4. Detectability Mapping: They map the parameter space ($m, f_\alpha$) to specific frequency bands detectable by current and future experiments:
   • Nanohertz band: Pulsar Timing Arrays (PTA) like IPTA and SKA.
   • Microhertz/Millihertz band: Space-based detectors like ASTROD-GW, LISA, and Taiji.

4. Key Results

• Energy Spectral Density ($\Omega_{GW}$):

  • The numerical simulations show a distinct peak in the energy spectral density.
  • There is a clear asymmetry between left-handed ($\Omega_L$) and right-handed ($\Omega_R$) components, confirming the chiral nature of the background.
  • The peak frequency scales with the axion mass and decay constant, allowing different axion models to be probed by different detectors.

• Axion Relic Density:

  • Without backreaction, axions with certain parameters would overclose the universe (exceeding observed dark matter density).
  • With backreaction: The Nieh-Yan interaction drains energy from the axion field. For specific parameters (e.g., the "QCD2" and "ALP" models in Table I), the final relic density ($\rho_\phi$) drops to match the observed dark matter density ($\rho_{DM}$).
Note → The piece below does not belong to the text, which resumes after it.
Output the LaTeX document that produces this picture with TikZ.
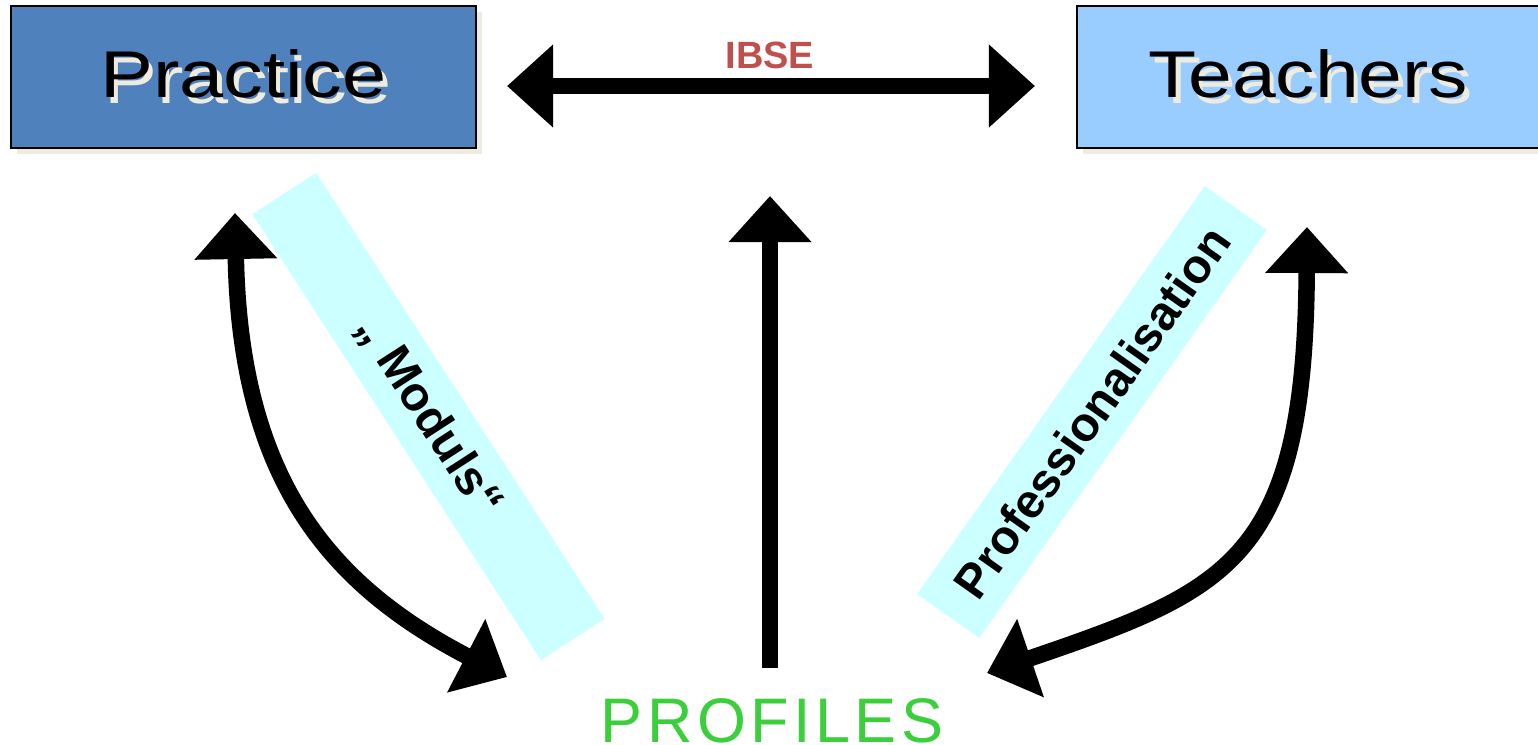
\documentclass[tikz,border=0pt]{standalone}
\usepackage{graphicx}
\usepackage{fontspec}
\setmainfont{Liberation Sans}
\usetikzlibrary{arrows.meta,shadows}
\definecolor{pracblue}{HTML}{4F81BD}
\definecolor{teachblue}{HTML}{99CCFF}
\definecolor{barcyan}{HTML}{CCFFFF}
\definecolor{ibsered}{HTML}{C0504D}
\definecolor{profgreen}{HTML}{3CCF3C}
\definecolor{shadowbeige}{HTML}{EEECE1}
\newcommand{\shadowtext}[1]{\makebox[0pt][l]{\hspace{0.045cm}\raisebox{-0.055cm}{\textcolor{shadowbeige}{#1}}}#1}
\tikzset{
  topbox/.style={rectangle, draw=black, line width=0.6pt, minimum height=1.42cm, inner sep=0pt,
    font=\fontsize{18.8}{22}\selectfont,
    drop shadow={shadow xshift=0.06cm, shadow yshift=-0.06cm, fill=shadowbeige, opacity=1}},
  bar/.style={rectangle, fill=barcyan, inner sep=0pt, minimum height=0.76cm,
    font=\fontsize{13.6}{16}\selectfont\bfseries},
  bigarrow/.style={line width=0.165cm, -{Triangle[length=0.46cm, width=0.8cm]}},
  twoarrow/.style={line width=0.165cm, {Triangle[length=0.46cm, width=0.8cm]}-{Triangle[length=0.46cm, width=0.8cm]}}
}
\begin{document}
\begin{tikzpicture}[x=0.01cm, y=-0.01cm]
\useasboundingbox (0,0) rectangle (1538,745);
% label bars
\node [bar, rotate=-57.1, minimum width=5.31cm](ModBar) at (428.5,416.5){„ Moduls“};
\node [bar, rotate=54.8, minimum width=4.99cm](ProfBar) at (1092,412){Professionalisation};
% boxes and texts
\node [topbox, fill=pracblue, minimum width=4.65cm](Prac) at (243.5,77){\shadowtext{\scalebox{1.2}[1]{Practice}}};
\node [topbox, fill=teachblue, minimum width=4.63cm](Teach) at (1308.5,77){\shadowtext{\scalebox{1.19}[1]{Teachers}}};
\node [text=ibsered, font=\fontsize{10.8}{13}\selectfont\bfseries](IBSE) at (770,55){IBSE};
\node [text=profgreen, anchor=base, font=\fontsize{17.9}{21}\selectfont\addfontfeature{LetterSpace=7}](Prof) at (772,742){PROFILES};
% arrows
\coordinate (hL) at (507,86);
\coordinate (hR) at (1035,86);
\coordinate (vB) at (770,668);
\coordinate (vT) at (770,196);
\coordinate (lT) at (235,213);
\coordinate (lB) at (507,677);
\coordinate (rT) at (1307,227);
\coordinate (rB) at (987,673);
\draw [twoarrow](hL) -- (hR);
\draw [bigarrow](vB) -- (vT);
\draw [twoarrow](lT) .. controls (240,480) and (330,585) .. (lB);
\draw [twoarrow](rT) .. controls (1305,560) and (1230,590) .. (rB);
\end{tikzpicture}
\end{document}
• Effective Degrees of Freedom ($\Delta N_{eff}$):

  • The generated GWs contribute to the radiation density, parameterized as $\Delta N_{eff}$.
  • The authors find that for the viable parameter space where the axion density is correct, the contribution to $\Delta N_{eff}$ remains within current observational bounds ($\Delta N_{eff} < 0.3$).

• Fitting and Detection:

  • The GW spectrum is fitted with a single-peak curve (and a modulated version for higher masses).
  • QCD Axions: Signals fall in the nanohertz range, potentially detectable by PTA (SKA/IPTA).
  • ALPs: Signals fall in the microhertz to millihertz range, targetable by ASTROD-GW, LISA, and Taiji.

5. Significance

• New Probe for Axions: This work provides a new indirect detection channel for axions and ALPs that does not rely on their coupling to Standard Model gauge fields, but rather on their interaction with the geometry of spacetime (torsion).
• Resolution of Overproduction: The mechanism offers a natural solution to the problem of axion overproduction in the early universe. By converting axion energy into GWs via the Nieh-Yan term, the model allows for heavier axions or larger decay constants that would otherwise be ruled out by dark matter abundance constraints.
• Chirality as a Signature: The strong chirality of the signal serves as a unique fingerprint. While single detectors (like PTA or a single space interferometer) struggle to detect chirality due to symmetry, the authors note that networks of detectors (e.g., LISA-Taiji) or astrometry combined with PTA could potentially measure this parity violation, distinguishing this model from standard isotropic backgrounds.
• Theoretical Consistency: The study validates the viability of Nieh-Yan modified teleparallel gravity as a "healthy" parity-violating theory (free of ghost instabilities) that yields observable cosmological consequences.

In conclusion, the paper demonstrates that the coupling of axions to the Nieh-Yan term creates a self-regulating system where the generation of chiral gravitational waves naturally adjusts the axion dark matter abundance to observed levels, while simultaneously producing a detectable, parity-violating GW signal across multiple frequency bands.